Whether there are two partners or twenty in your business, a general partnership agreement gives each partner an equal amount of control and responsibility. It’s important to note that general partnerships have unlimited liability, meaning that if the business fails or debts need to be paid off, each partner is equally liable and must pay off debts by any means necessary.

It isn’t uncommon for partners in a general partnership agreement to sell off their personal possessions in order to cover business debts if the business fails. Because of this, it can be beneficial to have numerous partners in your general partnership agreement.

Limited Partnership

A limited partnership functions much more closely to a sole proprietorship in that it may function with only a single general partner. Any partner in this type of agreement who is not a general partner is known as a limited partner. Limited partners exert no control over the business; however, they do benefit from limited liability and can only lose what they’ve invested.

Limited Liability Partnership

A limited liability partnership is a much newer type of agreement and may not be available to all people starting a company or in all states. These agreements protect each partner within the agreement from personal liability due to another partner’s mistakes or poor business decisions. Generally, only professionals are able to register as limited liability partnerships.

Small Business Partnership

For small businesses who aren’t yet ready to legally register as a business but still wish for their agreements to be legally binding up until that point, small business partnerships are the perfect solution. This establishes important information, as well as the responsibilities and expectations of each partner before they develop into a proper business.

Key Things To Include In A Partnership Agreement

There are a number of things that need to be solidified immediately in your partnership agreement, as omitting them could lead to drastic consequences within your company.

The Number Of Partners

Partnerships are designed in a way that allows any number of people to be a general or limited partner. When you launch your business, you should establish not only the current partners but any maximum limit that you want on the number of partners in the future. While many partners can be advantageous, especially with liability, it could impact operations.

Investments

Your partnership agreement should clearly state how much has been initially invested by each partner. This may impact the ownership percentages of the business or how much each partner contributes towards the distribution of any profits or losses. Many partnership agreements have an uneven amount of liability, often determined by these investments.

Management

Management strategies are generally outlined in a partnership agreement to keep a business consistent and retain the original vision for the company. Often, partnerships will choose somebody to act as a managing partner to control the direction of the business. In many cases, managing partners may change if enough partners vote for a different managing partner.

When Partners Leave

Even if all current partners agree to give their all to the business, it should be clarified as soon as the company launches what will happen if a partner decides to leave. Similarly, it should be established what’s going to happen if the company dissolves.
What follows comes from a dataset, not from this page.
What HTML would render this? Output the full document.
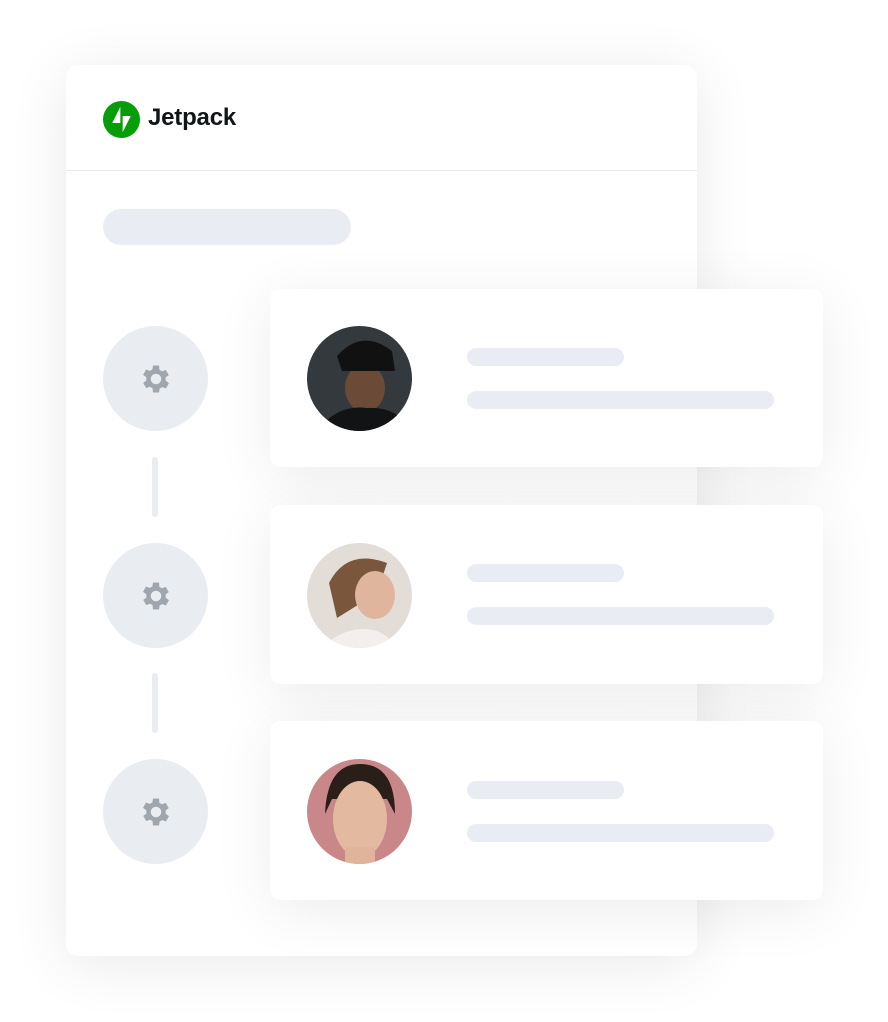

Clauses may indicate a return on investment or sharing in profits or losses, in either case.

How Do I Structure The Agreement

Structures can change depending on the agreement, but generally, it will follow a standard order of the presented information; the business name, the owners/partners, the date of establishment, the investments, monetary/liability distribution, management, taxation, and finally leavers.

Many individual clauses are likely to be added to each section; however, by following this basic format, you’ll be able to establish a good partnership agreement.